Vakfımızın düzenli olarak yardımları ulaştırdığı Suriye Mülteci Kamplarını 23-24 Mart tarihlerinde ziyaret eden gönüllümüzün notları…
“Savaşın beşiğinde büyüyen gözleri ışıl ışıl masum çocuklar… İmkansızlıklar içerisinde çadırlarda hayat mücadelesi veren gözü yaşlı masumlar, çaresiz yaşlılar, kanadı kırık dul ve yetimler…”
Tarık Kutlu
Aziz Mahmud Hüdayi Vakfı Gönüllüsü
23-24 Mart tarihlerinde önceden planlanmış iki günlük bir ziyaret programı kapsamında Hüdayi Vakfı’mızın sahadaki insani yardım faaliyetlerini yerinde görmek ve çalışmalarına destek olmak amacıyla 3 doktor, 2 vakıf çalışanı ve 3 gönüllüden oluşan bir heyetle Türkiye sınırına yakın Suriye topraklarına gitmek nasip oldu. Gidemeyenler için gördüklerimizi, yaşadıklarımızı anlatmanın faydalı olacağı düşüncesiyle izlenimlerimi paylaşmak istiyorum.

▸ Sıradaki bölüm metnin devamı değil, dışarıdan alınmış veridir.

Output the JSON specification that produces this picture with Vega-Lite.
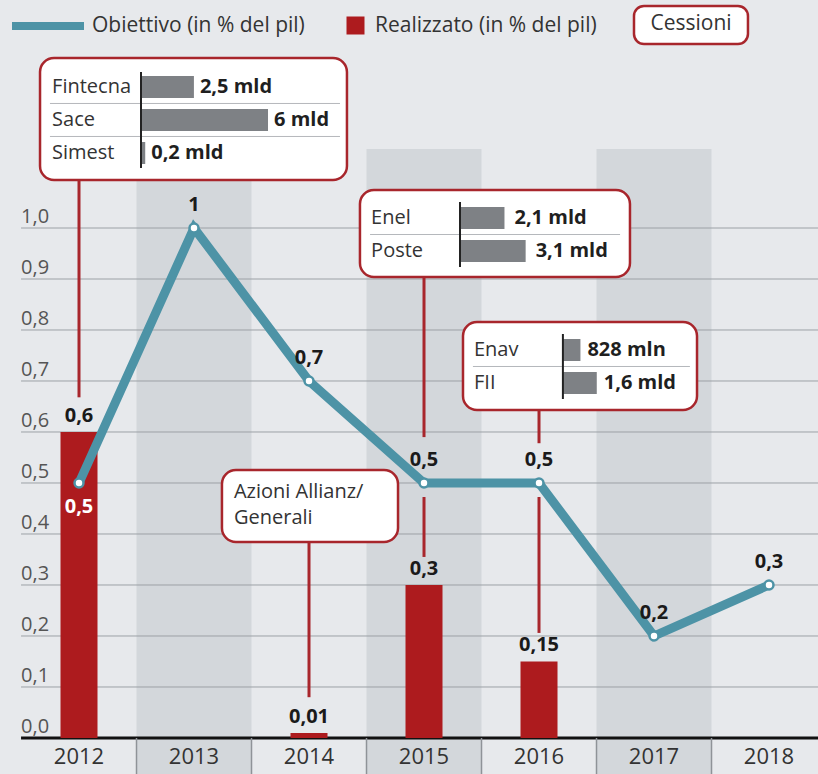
{
  "$schema": "https://vega.github.io/schema/vega-lite/v6.json",
  "width": 818,
  "height": 774,
  "autosize": {"type": "none"},
  "padding": 0,
  "background": "#e7e9ec",
  "config": {
    "view": {"stroke": null},
    "font": "Open Sans",
    "locale": {"number": {"decimal": ",", "thousands": ".", "grouping": [3], "currency": ["€", ""]}}
  },
  "datasets": {
    "obiettivo": [
      {"year": 2012, "v": 0.5}, {"year": 2013, "v": 1.0}, {"year": 2014, "v": 0.7},
      {"year": 2015, "v": 0.5}, {"year": 2016, "v": 0.5}, {"year": 2017, "v": 0.2}, {"year": 2018, "v": 0.3}
    ],
    "realizzato": [
      {"year": 2012, "v": 0.6}, {"year": 2014, "v": 0.01}, {"year": 2015, "v": 0.3}, {"year": 2016, "v": 0.15}
    ],
    "columns": [{"year": 2013}, {"year": 2015}, {"year": 2017}],
    "grid": [
      {"v": 0}, {"v": 0.1}, {"v": 0.2}, {"v": 0.3}, {"v": 0.4}, {"v": 0.5},
      {"v": 0.6}, {"v": 0.7}, {"v": 0.8}, {"v": 0.9}, {"v": 1.0}
    ],
    "connectors": [
      {"year": 2012, "v": 1.094, "v2": 0.668},
      {"year": 2015, "v": 0.904, "v2": 0.59},
      {"year": 2015, "v": 0.4725, "v2": 0.355},
      {"year": 2016, "v": 0.643, "v2": 0.578},
      {"year": 2016, "v": 0.4725, "v2": 0.206},
      {"year": 2014, "v": 0.384, "v2": 0.08}
    ],
    "callouts": [
      {"x1": 2011.661, "x2": 2014.330, "v": 1.3333, "v2": 1.094, "text": ""},
      {"x1": 2014.443, "x2": 2016.791, "v": 1.0745, "v2": 0.9039, "text": ""},
      {"x1": 2015.339, "x2": 2017.374, "v": 0.8157, "v2": 0.6431, "text": ""},
      {"x1": 2013.243, "x2": 2014.774, "v": 0.5255, "v2": 0.3843, "text": "Azioni Allianz/\nGenerali"}
    ],
    "cessioni": [
      {"x1": 2016.826, "x2": 2017.817, "v": 1.4353, "v2": 1.3608, "text": "Cessioni"}
    ],
    "box1": [
      {"row": 0, "name": "Fintecna", "val": 2.5, "label": "2,5 mld", "v": 1.2765},
      {"row": 1, "name": "Sace", "val": 6, "label": "6 mld", "v": 1.2118},
      {"row": 2, "name": "Simest", "val": 0.2, "label": "0,2 mld", "v": 1.1471}
    ],
    "box2": [
      {"row": 0, "name": "Enel", "val": 2.1, "label": "2,1 mld", "v": 1.0196},
      {"row": 1, "name": "Poste", "val": 3.1, "label": "3,1 mld", "v": 0.9549}
    ],
    "box3": [
      {"row": 0, "name": "Enav", "val": 0.828, "label": "828 mln", "v": 0.7608},
      {"row": 1, "name": "FII", "val": 1.6, "label": "1,6 mld", "v": 0.6961}
    ]
  },
  "resolve": {"scale": {"x": "independent"}},
  "layer": [
    {
      "layer": [
        {
          "data": {"name": "columns"},
          "mark": {"type": "bar", "width": 115, "color": "#d3d7db"},
          "encoding": {
            "x": {
              "field": "year", "type": "quantitative",
              "scale": {"domain": [2011.313, 2018.426], "nice": false, "zero": false, "padding": 0},
              "axis": null
            },
            "y": {
              "datum": 1.155, "type": "quantitative",
              "scale": {"domain": [-0.07059, 1.44706], "nice": false, "zero": false, "padding": 0},
              "axis": null
            },
            "y2": {"datum": -0.07059}
          }
        },
        {
          "data": {"name": "grid"},
          "mark": {"type": "rule"},
          "encoding": {
            "x": {"datum": 2011.496, "type": "quantitative", "axis": null},
            "x2": {"datum": 2018.426},
            "y": {"field": "v", "type": "quantitative", "axis": null},
            "color": {"condition": {"test": "datum.v == 0", "value": "#111111"}, "value": "#9ca1a6"},
            "strokeWidth": {"condition": {"test": "datum.v == 0", "value": 3}, "value": 1}
          }
        },
        {
          "data": {"name": "grid"},
          "mark": {"type": "text", "align": "left", "baseline": "alphabetic", "dy": -5, "fontSize": 20, "color": "#555555"},
          "encoding": {
            "x": {"datum": 2011.496, "type": "quantitative", "axis": null},
            "y": {"field": "v", "type": "quantitative", "axis": null},
            "text": {"field": "v", "type": "quantitative", "format": ".1f"}
          }
        },
        {
          "data": {"name": "obiettivo"},
          "transform": [{"filter": "datum.year < 2018"}],
          "mark": {"type": "rule", "xOffset": 57.5, "color": "#8f9398", "strokeWidth": 1.5},
          "encoding": {
            "x": {"field": "year", "type": "quantitative", "axis": null},
            "y": {"datum": 0, "type": "quantitative", "axis": null},
            "y2": {"datum": -0.07059}
          }
        },
        {
          "data": {"name": "obiettivo"},
          "mark": {"type": "text", "align": "center", "baseline": "middle", "dy": 19, "fontSize": 22, "color": "#333333"},
          "encoding": {
            "x": {"field": "year", "type": "quantitative", "axis": null},
            "y": {"datum": 0, "type": "quantitative", "axis": null},
            "text": {"field": "year", "type": "quantitative", "format": "d"}
          }
        },
        {
          "data": {"name": "connectors"},
          "mark": {"type": "rule", "color": "#a8262c", "strokeWidth": 3},
          "encoding": {
            "x": {"field": "year", "type": "quantitative", "axis": null},
            "y": {"field": "v", "type": "quantitative", "axis": null},
            "y2": {"field": "v2"}
          }
        },
        {
          "data": {"name": "realizzato"},
          "mark": {"type": "bar", "width": 37},
          "encoding": {
            "x": {"field": "year", "type": "quantitative", "axis": null},
            "y": {"field": "v", "type": "quantitative", "axis": null},
            "color": {
              "datum": "Realizzato (in % del pil)", "type": "nominal",
              "scale": {"range": ["#ad1b1e"]},
              "legend": {
                "orient": "none", "legendX": 345, "legendY": 15, "title": null, "padding": 0,
                "symbolType": "square", "symbolSize": 324, "symbolStrokeWidth": 0, "labelOffset": 9,
                "labelFontSize": 21, "labelColor": "#333333", "labelFont": "Open Sans", "labelLimit": 400
              }
            }
          }
        },
        {
          "data": {"name": "obiettivo"},
          "mark": {"type": "line", "strokeWidth": 9},
          "encoding": {
            "x": {"field": "year", "type": "quantitative", "axis": null},
            "y": {"field": "v", "type": "quantitative", "axis": null},
            "stroke": {
              "datum": "Obiettivo (in % del pil)", "type": "nominal",
              "scale": {"range": ["#4d93a6"]},
              "legend": {
                "orient": "none", "legendX": 8, "legendY": -14, "title": null, "padding": 0,
                "symbolType": "stroke", "symbolSize": 5184, "symbolStrokeWidth": 8, "labelOffset": 4,
                "labelFontSize": 21, "labelColor": "#333333", "labelFont": "Open Sans", "labelLimit": 400
              }
            }
          }
        },
        {
          "data": {"name": "obiettivo"},
          "mark": {"type": "point", "filled": true, "fill": "#ffffff", "stroke": "#4d93a6", "strokeWidth": 2.5, "size": 80, "opacity": 1},
          "encoding": {
            "x": {"field": "year", "type": "quantitative", "axis": null},
            "y": {"field": "v", "type": "quantitative", "axis": null}
          }
        },
        {
          "data": {"name": "obiettivo"},
          "transform": [{"filter": "datum.year != 2012"}],
          "mark": {"type": "text", "dy": -17, "fontSize": 20, "fontWeight": "bold", "color": "#1a1a1a", "baseline": "alphabetic"},
          "encoding": {
            "x": {"field": "year", "type": "quantitative", "axis": null},
            "y": {"field": "v", "type": "quantitative", "axis": null},
            "text": {"field": "v", "type": "quantitative", "format": "~g"}
          }
        },
        {
          "data": {"name": "obiettivo"},
          "transform": [{"filter": "datum.year == 2012"}],
          "mark": {"type": "text", "dy": 30, "fontSize": 20, "fontWeight": "bold", "color": "#ffffff", "baseline": "alphabetic"},
          "encoding": {
            "x": {"field": "year", "type": "quantitative", "axis": null},
            "y": {"field": "v", "type": "quantitative", "axis": null},
            "text": {"field": "v", "type": "quantitative", "format": "~g"}
          }
        },
        {
          "data": {"name": "realizzato"},
          "mark": {"type": "text", "dy": -10, "fontSize": 20, "fontWeight": "bold", "color": "#1a1a1a", "baseline": "alphabetic"},
          "encoding": {
            "x": {"field": "year", "type": "quantitative", "axis": null},
            "y": {"field": "v", "type": "quantitative", "axis": null},
            "text": {"field": "v", "type": "quantitative", "format": "~g"}
          }
        },
        {
          "data": {"name": "callouts"},
          "mark": {"type": "rect", "cornerRadius": 14, "fill": "#ffffff", "stroke": "#a8262c", "strokeWidth": 2.5},
          "encoding": {
            "x": {"field": "x1", "type": "quantitative", "axis": null},
            "x2": {"field": "x2"},
            "y": {"field": "v", "type": "quantitative", "axis": null},
            "y2": {"field": "v2"}
          }
        },
        {
          "data": {"name": "callouts"},
          "mark": {"type": "text", "align": "left", "baseline": "top", "dx": 12, "dy": 12, "fontSize": 20, "color": "#333333", "lineBreak": "\n", "lineHeight": 26},
          "encoding": {
            "x": {"field": "x1", "type": "quantitative", "axis": null},
            "y": {"field": "v", "type": "quantitative", "axis": null},
            "text": {"field": "text"}
          }
        },
        {
          "data": {"name": "cessioni"},
          "mark": {"type": "rect", "cornerRadius": 10, "fill": "#ffffff", "stroke": "#a8262c", "strokeWidth": 2.5},
          "encoding": {
            "x": {"field": "x1", "type": "quantitative", "axis": null},
            "x2": {"field": "x2"},
            "y": {"field": "v", "type": "quantitative", "axis": null},
            "y2": {"field": "v2"}
          }
        },
        {
          "data": {"name": "cessioni"},
          "mark": {"type": "text", "align": "center", "baseline": "middle", "dx": 57, "dy": 18, "fontSize": 21, "color": "#333333"},
          "encoding": {
            "x": {"field": "x1", "type": "quantitative", "axis": null},
            "y": {"field": "v", "type": "quantitative", "axis": null},
            "text": {"field": "text"}
          }
        }
      ]
    },
    {
      "data": {"name": "box1"},
      "layer": [
        {
          "mark": {"type": "bar", "orient": "horizontal", "height": 22, "color": "#7e8185"},
          "encoding": {
            "x": {"field": "val", "type": "quantitative", "scale": {"domain": [-6.66, 31.98], "nice": false, "zero": false, "padding": 0}, "axis": null},
            "x2": {"datum": 0},
            "y": {"field": "v", "type": "quantitative", "axis": null}
          }
        },
        {
          "transform": [{"filter": "datum.row > 0"}],
          "mark": {"type": "rule", "yOffset": -16.5, "color": "#b5b8bc", "strokeWidth": 1},
          "encoding": {
            "x": {"datum": -4.3, "type": "quantitative", "axis": null},
            "x2": {"datum": 9.4},
            "y": {"field": "v", "type": "quantitative", "axis": null}
          }
        },
        {
          "mark": {"type": "rule", "yOffset": -15, "y2Offset": 15, "color": "#222222", "strokeWidth": 2},
          "encoding": {
            "x": {"datum": 0, "type": "quantitative", "axis": null},
            "y": {"aggregate": "max", "field": "v", "type": "quantitative", "axis": null},
            "y2": {"aggregate": "min", "field": "v"}
          }
        },
        {
          "mark": {"type": "text", "align": "left", "baseline": "middle", "fontSize": 20, "color": "#333333"},
          "encoding": {
            "x": {"datum": -4.2, "type": "quantitative", "axis": null},
            "y": {"field": "v", "type": "quantitative", "axis": null},
            "text": {"field": "name"}
          }
        },
        {
          "mark": {"type": "text", "align": "left", "baseline": "middle", "dx": 6, "fontSize": 20, "fontWeight": "bold", "color": "#1f1f1f"},
          "encoding": {
            "x": {"field": "val", "type": "quantitative", "axis": null},
            "y": {"field": "v", "type": "quantitative", "axis": null},
            "text": {"field": "label"}
          }
        }
      ]
    },
    {
      "data": {"name": "box2"},
      "layer": [
        {
          "mark": {"type": "bar", "orient": "horizontal", "height": 22, "color": "#7e8185"},
          "encoding": {
            "x": {"field": "val", "type": "quantitative", "scale": {"domain": [-21.73, 16.91], "nice": false, "zero": false, "padding": 0}, "axis": null},
            "x2": {"datum": 0},
            "y": {"field": "v", "type": "quantitative", "axis": null}
          }
        },
        {
          "transform": [{"filter": "datum.row > 0"}],
          "mark": {"type": "rule", "yOffset": -16.5, "color": "#b5b8bc", "strokeWidth": 1},
          "encoding": {
            "x": {"datum": -4.25, "type": "quantitative", "axis": null},
            "x2": {"datum": 7.56},
            "y": {"field": "v", "type": "quantitative", "axis": null}
          }
        },
        {
          "mark": {"type": "rule", "yOffset": -16, "y2Offset": 16, "color": "#222222", "strokeWidth": 2},
          "encoding": {
            "x": {"datum": 0, "type": "quantitative", "axis": null},
            "y": {"aggregate": "max", "field": "v", "type": "quantitative", "axis": null},
            "y2": {"aggregate": "min", "field": "v"}
          }
        },
        {
          "mark": {"type": "text", "align": "left", "baseline": "middle", "fontSize": 20, "color": "#333333"},
          "encoding": {
            "x": {"datum": -4.2, "type": "quantitative", "axis": null},
            "y": {"field": "v", "type": "quantitative", "axis": null},
            "text": {"field": "name"}
          }
        },
        {
          "mark": {"type": "text", "align": "left", "baseline": "middle", "dx": 10, "fontSize": 20, "fontWeight": "bold", "color": "#1f1f1f"},
          "encoding": {
            "x": {"field": "val", "type": "quantitative", "axis": null},
            "y": {"field": "v", "type": "quantitative", "axis": null},
            "text": {"field": "label"}
          }
        }
      ]
    },
    {
      "data": {"name": "box3"},
      "layer": [
        {
          "mark": {"type": "bar", "orient": "horizontal", "height": 22, "color": "#7e8185"},
          "encoding": {
            "x": {"field": "val", "type": "quantitative", "scale": {"domain": [-26.59, 12.05], "nice": false, "zero": false, "padding": 0}, "axis": null},
            "x2": {"datum": 0},
            "y": {"field": "v", "type": "quantitative", "axis": null}
          }
        },
        {
          "transform": [{"filter": "datum.row > 0"}],
          "mark": {"type": "rule", "yOffset": -16.5, "color": "#b5b8bc", "strokeWidth": 1},
          "encoding": {
            "x": {"datum": -4.25, "type": "quantitative", "axis": null},
            "x2": {"datum": 6.0},
            "y": {"field": "v", "type": "quantitative", "axis": null}
          }
        },
        {
          "mark": {"type": "rule", "yOffset": -16, "y2Offset": 16, "color": "#222222", "strokeWidth": 2},
          "encoding": {
            "x": {"datum": 0, "type": "quantitative", "axis": null},
            "y": {"aggregate": "max", "field": "v", "type": "quantitative", "axis": null},
            "y2": {"aggregate": "min", "field": "v"}
          }
        },
        {
          "mark": {"type": "text", "align": "left", "baseline": "middle", "fontSize": 20, "color": "#333333"},
          "encoding": {
            "x": {"datum": -4.2, "type": "quantitative", "axis": null},
            "y": {"field": "v", "type": "quantitative", "axis": null},
            "text": {"field": "name"}
          }
        },
        {
          "mark": {"type": "text", "align": "left", "baseline": "middle", "dx": 7, "fontSize": 20, "fontWeight": "bold", "color": "#1f1f1f"},
          "encoding": {
            "x": {"field": "val", "type": "quantitative", "axis": null},
            "y": {"field": "v", "type": "quantitative", "axis": null},
            "text": {"field": "label"}
          }
        }
      ]
    }
  ]
}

Valilikten aldığımız izinle Reyhanlı-Cilvegözü sınır kapısını kullanarak ilk olarak sınırın öte yakasına adım attık. Güvenlik amacıyla oluşturulan 6 farklı kontrol noktasından geçerek önce İdlib şehir merkezine ardından yardımları dağıtacağımız kırsal alanlara, çadır kamplara ulaştık. Öncelikle şunu açıkça ifade etmeliyim ki; gerek sınırdan giriş ve çıkışlarda gerekse vakfımızın yardımlarını savaşın mağdur ettiği binlerce kişiye ulaştırmada bölgede mesai mefhumu gözetmeksizin çalışan Diyanet Vakfı gibi kamu kurumlarımızın fedakâr çalışanlarına teşekkürü bir borç biliriz. Kendilerinin bizlere çok katkısı oldu. Allah kendilerinden razı olsun.
Dört yüz yıllık kadim bir vakıf ve hayır dağıtım geleneğine sahip Hüdayi Vakfının, savaşın başladığı günden bu yana bağışçılarının bölgeye gönderdiği emanetlerinin yerlerine ulaşması noktasında azami hassasiyet gösterdiğine şahit olduk. Yardımların her aşamasında, hangi bölgelerde kimlere ne miktarda dağıtılacağı noktasında devletimizin bölgedeki güzide yardım kuruluşlarıyla da koordineli bir şekilde çalışan Hüdayi Vakfı, gözü yaşlı masumların, çaresiz yaşlıların, kanadı kırık yetimlerin yaralarını sarıyor.
NELER GÖRDÜM?
Bir yanda savaşın izleri, bombalanmış şehirler, yıkılmış binalar, metruk caddeler ve her an ne olacak korkusu yaşayanlar, diğer yanda savaştan nemalanan ve savaşın bitmesini istemeyenler…
Bir yanda ne için öldüğü ne için öldürdüğü meçhul, elindeki silahın karası yüzüne yansımış olanlar, diğer yanda her şeye rağmen ayakta kalmaya çalışan, gönlündeki imanın nuru simasından anlaşılan insanlar…
“Savaşın beşiğinde büyüyen gözleri ışıl ışıl masum çocuklar… Dul kalmış, iffetini muhafaza eden hanımlar, babasız kalmış hepimize emanet yetimler…”
Tabanı taş toprak, tavanı bez parçası, 10 metrekareyi aşmayan 1+0 çadırlarda yaşamaya çalışan biçareler… Vatan toprağında devletsiz kalmanın, mukaddes bir bayrak altında birleşememenin korkunç parçalayıcı etkisi; kendi idarecilerinden, komşularından ihanet görenler… Türkiye, Katar, Pakistan ve birkaç İslam ülkesi hariç yıllardır devam eden zulme seyirci kalan bir ümmet fotoğrafı…
Kevgire dönmüş yollarda kısa mesafeleri uzun zamanda geçerken Halep, Şam ve Kudüs’ün hürriyeti için düşler kuran bizler… Bizler vatanımızda rahat edelim diye ve zalimlerin karşısında mazluma kol kanat olmak için sıladan, yardan, anadan kilometrelerce uzakta görevini yapan yiğit askerlerimizi de gördüm. Doğrusunu isterseniz gidip görmeden o insanların yaşadıklarını anlamak mümkün değil. Yüce Rabbimiz Suriye, Filistin ve diğer tüm mazlum İslam coğrafyalarına uyanış, diriliş ve huzur ihsan eylesin.